As if to further demonstrate his criminal propensity, Scooter once
told an aide he planned to stay on as Cheney’s top adviser until “I
get indicted or something.” In other words, he understands full
well he is a criminal and he thinks his crimes are cute and ingenious. “You
never get in trouble for something you don’t say,” Libby also quipped,
using an old Sam Rayburn maxim.
Scooter, according to the neocon friendly Washington Post, “has looked
gaunt and tired of late, according to those who have seen him, and he told at
least two friends and associates that he was thinking of leaving the administration
after the 2004 election to spend more time writing and skiing.”
Now he will get the chance. Scooter will not be spending time writing his prison
memoirs, though—by the time he is officially indicted, charged, and tried
(and then upon conviction appeals and goes through another trial), Bush
will pardon him on his way out of office, as Clinton pardoned the Zionist
gangster Marc Rich in the waning hours of his administration.

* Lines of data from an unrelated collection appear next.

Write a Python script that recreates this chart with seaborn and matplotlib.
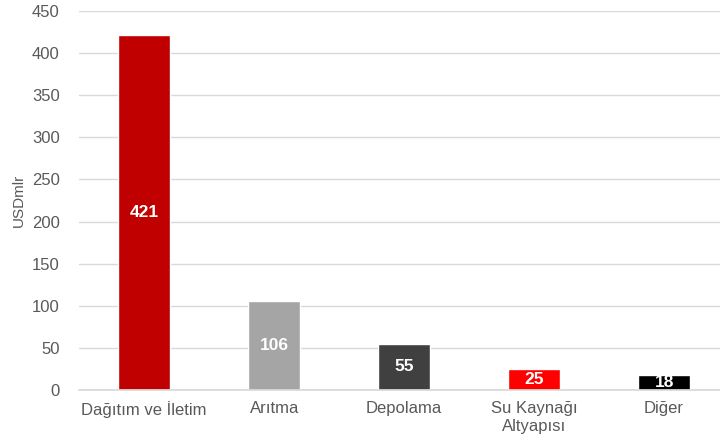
import matplotlib
matplotlib.use("Agg")
import matplotlib.pyplot as plt
import seaborn as sns
import pandas as pd

categories = ["Dağıtım ve İletim", "Arıtma", "Depolama", "Su Kaynağı\nAltyapısı", "Diğer"]
values = [421, 106, 55, 25, 18]
colors = ["#C00000", "#A5A5A5", "#404040", "#FF0000", "#000000"]

df = pd.DataFrame({"kategori": categories, "deger": values})

sns.set_theme(style="white")
plt.rcParams["font.family"] = ["Liberation Sans", "DejaVu Sans"]

fig = plt.figure(figsize=(7.2, 4.41), dpi=100)
ax = fig.add_axes([0.11, 0.1156, 0.89, 0.8594])

sns.barplot(data=df, x="kategori", y="deger", hue="kategori", palette=colors,
            width=0.4, legend=False, ax=ax, saturation=1)

# value labels in the middle of each bar
for i, v in enumerate(values):
    ax.text(i, v / 2, str(v), ha="center", va="center", color="white",
            fontsize=12.5, fontweight="bold")

ax.set_xlim(-0.5, 4.43)
ax.set_ylim(0, 450)
ax.set_yticks(range(0, 451, 50))
ax.yaxis.grid(True, color="#D9D9D9", linewidth=1)
ax.set_axisbelow(True)
for s in ["top", "right", "left"]:
    ax.spines[s].set_visible(False)
ax.spines["bottom"].set_color("#D9D9D9")
ax.tick_params(axis="both", length=0, labelsize=12, labelcolor="#595959")
ax.tick_params(axis="y", pad=14)
ax.tick_params(axis="x", pad=8)
ax.set_xlabel("")
ax.set_ylabel("USDmlr", fontsize=11, color="#595959", labelpad=4)

fig.savefig("out.png", dpi=100)
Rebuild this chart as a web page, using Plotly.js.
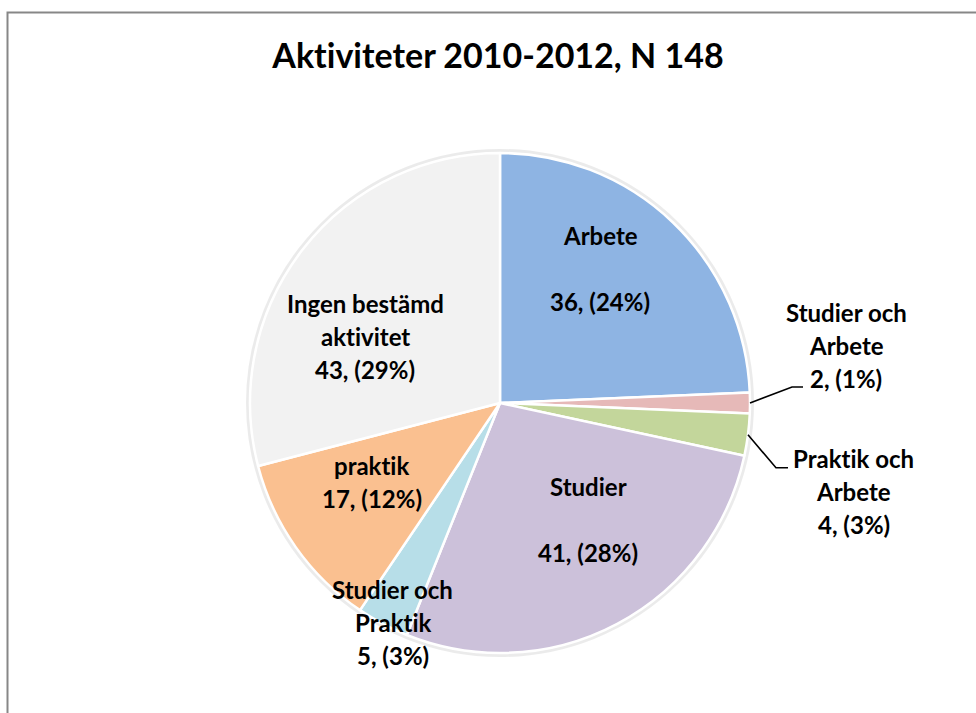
<!DOCTYPE html>
<html>
<head>
<meta charset="utf-8">
<script src="https://cdn.plot.ly/plotly-3.0.1.min.js"></script>
<style>
html,body{margin:0;padding:0;background:#fff;}
#chart{width:976px;height:713px;}
text{font-variant-ligatures:none;font-feature-settings:"liga" 0;}
</style>
</head>
<body>
<div id="chart"></div>
<script>
// ---- data ----
const categories = ['Arbete', 'Studier och Arbete', 'Praktik och Arbete', 'Studier',
                    'Studier och Praktik', 'praktik', 'Ingen bestämd aktivitet'];
const counts = [36, 2, 4, 41, 5, 17, 43];
const percents = [24, 1, 3, 28, 3, 12, 29];
const titleText = 'Aktiviteter 2010-2012, N 148';

// ---- styles ----
const colors = ['#8EB4E3', '#E6B9B8', '#C3D69B', '#CCC1DA', '#B7DEE8', '#FAC090', '#F2F2F2'];
// how the category text wraps in the label ('' = blank line)
const nameLines = [['Arbete', ''], ['Studier och', 'Arbete'], ['Praktik och', 'Arbete'],
                   ['Studier', ''], ['Studier och', 'Praktik'], ['praktik'],
                   ['Ingen bestämd', 'aktivitet']];
// label placement: radial factor of the slice mid-angle, plus px nudge
const labelR = [0.62, 1.0, 1.0, 0.58, 1.0, 0.6, 0.6];
const labelNudge = [[-7, -23], [96, -58], [106, 57], [20, -12], [10, -1], [-6, -8], [-16, 25]];
// leader lines: [elbow dx, elbow dy, horizontal length] from slice edge, or null
const leaders = [null, [42, -16, 11], [28, 33, 12], null, null, null, null];

const W = 976, H = 713;
const cx = 500, cy = 403, R = 250;
const lineGap = 33;
const px = x => x / W;
const py = y => 1 - y / H;
const FONT = 'Lato, Carlito, sans-serif';

const total = counts.reduce((a, b) => a + b, 0);
const annotations = [];
const shapes = [];

// chart border
shapes.push({type: 'rect', xref: 'paper', yref: 'paper', x0: px(7.5), x1: 1.1, y0: -0.1, y1: py(12.5),
             line: {color: '#878787', width: 2}, fillcolor: 'rgba(0,0,0,0)', layer: 'below'});
// soft shadow ring around the pie
shapes.push({type: 'circle', xref: 'paper', yref: 'paper', x0: px(cx - R - 2), x1: px(cx + R + 2),
             y0: py(cy + R + 2), y1: py(cy - R - 2), line: {color: 'rgba(0,0,0,0.08)', width: 4},
             fillcolor: 'rgba(0,0,0,0)', layer: 'below'});

let cum = 0;
counts.forEach((v, i) => {
  const mid = (cum + v / 2) / total * 2 * Math.PI;
  cum += v;
  const s = Math.sin(mid), c = Math.cos(mid);
  const lx = cx + labelR[i] * R * s + labelNudge[i][0];
  const ly = cy - labelR[i] * R * c + labelNudge[i][1];
  const lines = nameLines[i].concat([v + ', (' + percents[i] + '%)']);
  const n = lines.length;
  lines.forEach((t, k) => {
    if (!t) return;
    annotations.push({xref: 'paper', yref: 'paper', x: px(lx), y: py(ly + (k - (n - 1) / 2) * lineGap),
                      text: '<b>' + t + '</b>', showarrow: false, xanchor: 'center', yanchor: 'middle',
                      font: {family: FONT, size: 24, color: '#000'}});
  });
  if (leaders[i]) {
    const ex = cx + R * s, ey = cy - R * c;
    const [dx, dy, h] = leaders[i];
    shapes.push({type: 'path', xref: 'paper', yref: 'paper',
                 path: 'M' + px(ex) + ',' + py(ey) + ' L' + px(ex + dx) + ',' + py(ey + dy) +
                       ' L' + px(ex + dx + h) + ',' + py(ey + dy),
                 line: {color: '#000', width: 1.6}});
  }
});

const trace = {
  type: 'pie',
  labels: categories,
  values: counts,
  sort: false,
  direction: 'clockwise',
  rotation: 0,
  textinfo: 'none',
  hoverinfo: 'skip',
  marker: {colors: colors, line: {color: '#ffffff', width: 2.5}},
  domain: {x: [px(cx - R), px(cx + R)], y: [py(cy + R), py(cy - R)]},
  showlegend: false
};

const layout = {
  width: W, height: H,
  margin: {l: 0, r: 0, t: 0, b: 0},
  paper_bgcolor: '#ffffff',
  showlegend: false,
  title: {text: '<b>' + titleText + '</b>', x: px(498), xanchor: 'center', y: py(56), yanchor: 'middle',
          xref: 'paper', yref: 'paper',
          font: {family: FONT, size: 34, color: '#000'}},
  annotations: annotations,
  shapes: shapes
};

Plotly.newPlot('chart', [trace], layout, {displayModeBar: false, staticPlot: true});
</script>
</body>
</html>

Of course, this assumes Bush will leave office in 2008.
Prison, after all, is for crackheads, not well-connected war criminals,
who at worst receive suspended sentences.
Scooter will probably end up like Oliver North. Ollie was indicted on sixteen
felony counts and convicted of three in connection to the so-called Iran-Contra
Affair—accepting an illegal gratuity, aiding and abetting in the obstruction
of a congressional inquiry, and destruction of documents. His conviction was
over-turned by a three judge panel. As a reward, Ollie received a book contract
and eventually his own television show on Fox News, thus once again demonstrating
crime pays.
I don’t know if Scooter will get his own TV show.
But if he does, somebody please find the remote and change the channel.